Lo ammetto: non conoscevo Ezio Bosso prima della sua performance sanremese. D’altronde non si può conoscere tutto, e di cose da conoscere ce ne sono e ce ne saranno sempre. Di cose e di persone. E forse queste ultime, al di là delle trite e ritrite crisi di valori che viviamo o riteniamo di vivere, restano quelle che più possono farti apprezzare il mondo che ti circonda.
È questo che è passato nella testa di chi ha potuto ascoltare mercoledì sera le note del maestro piemontese, sia quelle toccate sui tasti, sia quelle che toccano il cuore. L’artista, nonostante le mie mancanze, è di caratura mondiale: classe 1971, ragazzo prodigio, una carriera iniziata nel pop con gli Statuto e proseguita nel mondo della musica classica, con collaborazioni con i più grandi teatri e i migliori artisti del globo.
Ma oltre l’artista, non è retorica, c’è l’uomo. Va detto, non per la malattia, o come la chiama Bosso “l’incidente”. Ma su questa una parentesi va aperta: innanzitutto per fare i complimenti a Carlo Conti, presentatore e coprotagonista di un Festival in cui a farla da padrona è la musica. Musica talmente tanto protagonista da andare oltre la forma di SLA che affligge Ezio Bosso, da farla passare in secondo piano. Parte del merito, va detto, è proprio di Conti, che è riuscito a portare la disabilità sul palco e normalizzarla con leggerezza, serietà e dignità. Ma la parentesi ha ragion d’essere soprattutto perché è stata la malattia a far entrare Bosso nella sua dodicesima stanza, che di quelle che tutti attraversiamo nella nostra vita è sì l’ultima, ma anche la prima. “Era buia”, ha raccontato l’artista torinese a Vanity Fair. “Per il solo fatto di esserci entrato, ho disimparato tutto: a parlare, camminare, suonare. E poi ho imparato tutto di nuovo. È come se fossi rinato. È stato sulla sua soglia che hanno cominciato a sbocciare delle cose, a cadere delle reti. Ho deciso, per la prima volta, di incidere un disco, ho trovato il coraggio di fare il primo tour da solo, senza altri: se sbaglio è colpa mia”.

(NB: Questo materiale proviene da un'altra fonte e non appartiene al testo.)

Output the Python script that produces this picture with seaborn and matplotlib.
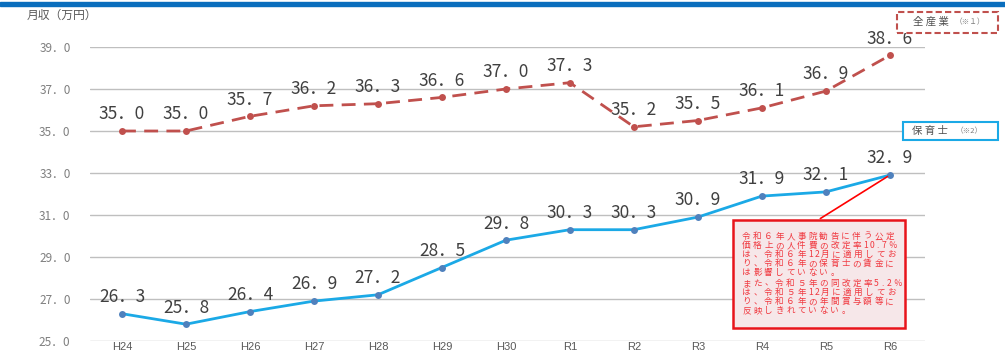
import numpy as np
import pandas as pd
import matplotlib.pyplot as plt
import seaborn as sns
from matplotlib.patches import Rectangle

# Data
years = ["H24", "H25", "H26", "H27", "H28", "H29", "H30", "R1", "R2", "R3", "R4", "R5", "R6"]
all_industry = [35.0, 35.0, 35.7, 36.2, 36.3, 36.6, 37.0, 37.3, 35.2, 35.5, 36.1, 36.9, 38.6]
childcare = [26.3, 25.8, 26.4, 26.9, 27.2, 28.5, 29.8, 30.3, 30.3, 30.9, 31.9, 32.1, 32.9]
y_ticks = [25, 27, 29, 31, 33, 35, 37, 39]

note_1 = ["令和６年人事院勧告に伴う公定",
          "価格上の人件費の改定率10.7％",
          "は、令和６年12月に適用してお",
          "り、令和６年の保育士の賃金に",
          "は影響していない。"]
note_2 = ["また、令和５年の同改定率5.2％",
          "は、令和５年12月に適用してお",
          "り、令和６年の年間賞与額等に",
          "反映しきれていない。"]

sns.set_style("white")
plt.rcParams['font.family'] = ['Noto Sans CJK JP', 'DejaVu Sans']

df = pd.DataFrame({"pos": np.arange(len(years)), "all": all_industry, "care": childcare})

fig = plt.figure(figsize=(10.05, 3.57), dpi=100)
W, H = 1005, 357
ax = fig.add_axes([90 / W, 1 - 341 / H, 835 / W, 294 / H])

red = "#C0504D"
blue = "#1BA9E6"

sns.lineplot(data=df, x="pos", y="all", ax=ax, color=red, linewidth=2.0,
             marker="o", markersize=5, markeredgewidth=0, clip_on=False)
ax.lines[-1].set_dashes([5, 3])
sns.lineplot(data=df, x="pos", y="care", ax=ax, color=blue, linewidth=2.0,
             marker="o", markersize=5, markerfacecolor="#4F81BD",
             markeredgewidth=0, clip_on=False)

# value labels
for i in range(len(years)):
    ax.annotate(f"{all_industry[i]:.1f}".replace(".", "．"), (i, all_industry[i]),
                xytext=(0, 12), textcoords="offset points", ha="center", va="center",
                fontsize=12.5, color="#404040", annotation_clip=False)
    ax.annotate(f"{childcare[i]:.1f}".replace(".", "．"), (i, childcare[i]),
                xytext=(0, 12), textcoords="offset points", ha="center", va="center",
                fontsize=12.5, color="#404040", annotation_clip=False)

ax.set_xlim(-0.5, 12.55)
ax.set_ylim(25, 39)
ax.set_xticks(range(len(years)))
ax.set_xticklabels(years)
ax.set_yticks(y_ticks)
ax.set_yticklabels([f"{v:.1f}".replace(".", "．") for v in y_ticks])
ax.tick_params(axis="y", length=0, pad=14, labelsize=8.5, labelcolor="#7F7F7F")
ax.tick_params(axis="x", length=0, pad=1, labelsize=8, labelcolor="#595959")
for lbl in ax.get_xticklabels():
    lbl.set_fontfamily("Liberation Sans")
ax.grid(axis="y", color="#BFBFBF", linewidth=1)
ax.set_axisbelow(True)
for s in ax.spines.values():
    s.set_visible(False)
ax.set_xlabel("")
ax.set_ylabel("")

# top bar and unit label
fig.patches.append(Rectangle((0, 1 - 6 / H), 1, 4 / H, transform=fig.transFigure,
                             color="#0A6EBD", zorder=5))
fig.text(27 / W, 1 - 15 / H, "月収（万円）", fontsize=8.5, color="#595959", va="center")

# series boxes
fig.patches.append(Rectangle((897 / W, 1 - 33 / H), 101 / W, 21 / H, transform=fig.transFigure,
                             facecolor="white", edgecolor=red, linestyle=(0, (3, 1.5)),
                             linewidth=1.5, zorder=5))
fig.text(931 / W, 1 - 22 / H, "全 産 業", fontsize=7.5, color="#505050", ha="center", va="center", zorder=6)
fig.text(970 / W, 1 - 22 / H, "（※１）", fontsize=5.5, color="#7F7F7F", ha="center", va="center", zorder=6)
fig.patches.append(Rectangle((903 / W, 1 - 140 / H), 95 / W, 18 / H, transform=fig.transFigure,
                             facecolor="white", edgecolor="#1BA9E6", linewidth=1.5, zorder=5))
fig.text(930 / W, 1 - 131 / H, "保 育 士", fontsize=7.5, color="#505050", ha="center", va="center", zorder=6)
fig.text(969 / W, 1 - 131 / H, "（※2）", fontsize=5.5, color="#7F7F7F", ha="center", va="center", zorder=6)

# note box with leader line to R6
box_x0, box_y0, box_x1, box_y1 = 733, 220, 905, 328
fig.patches.append(Rectangle((box_x0 / W, 1 - box_y1 / H), (box_x1 - box_x0) / W,
                             (box_y1 - box_y0) / H, transform=fig.transFigure,
                             facecolor="#F6E7E9", edgecolor="#E8141B", linewidth=1.8, zorder=5))
ax.annotate("", xy=(12, childcare[-1]), xycoords="data",
            xytext=(818 / W, 1 - box_y0 / H), textcoords="figure fraction",
            arrowprops=dict(arrowstyle="-", color="#FF0000", linewidth=1.2), annotation_clip=False)


def spaced_lines(lines, x0, y0, pitch=9.1):
    # the note is letter-spaced, so place glyphs one by one
    for r, line in enumerate(lines):
        x = x0
        for ch in line:
            half = ch.isascii()
            fig.text((x + (3.2 if half else 5.5)) / W, 1 - (y0 + r * pitch) / H, ch,
                     fontsize=6.2, color="#F0383F", ha="center", va="center", zorder=6)
            x += 6.4 if half else 11.0


spaced_lines(note_1, 741, 236.5)
spaced_lines(note_2, 741, 283.5)

fig.savefig("out.png", dpi=100)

È qui il segreto della grandezza dell’uomo Bosso, sradicata dalla malattia. Bosso ha qualcosa da insegnarci per come è arrivato a percorrere l’ultima stanza, per come ha percorso le altre undici. La sua consapevolezza di essere umano ed essere artista nasce e vive nella musica, che è magia perché ci sono maghi come lui pronti a insegnarci che le note non sono che il mezzo con cui essa si fa metafora della vita stessa. La musica cambia, come le storie; e come queste ultime racconta qualcosa solo a chi impara ad ascoltarla. Dal palco dell’Ariston la musica ha regalato a tutti noi la possibilità di ascoltare Ezio Bosso, ascoltarne musica e parole. “La musica”, ci ha spiegato l’artista, “è come la vita, si può fare in un solo modo: insieme”.
E oggi ci sentiamo tutti più ricchi e più piccoli, con lo sguardo come il suo, perso nell’estasi a inseguire i nostri sogni.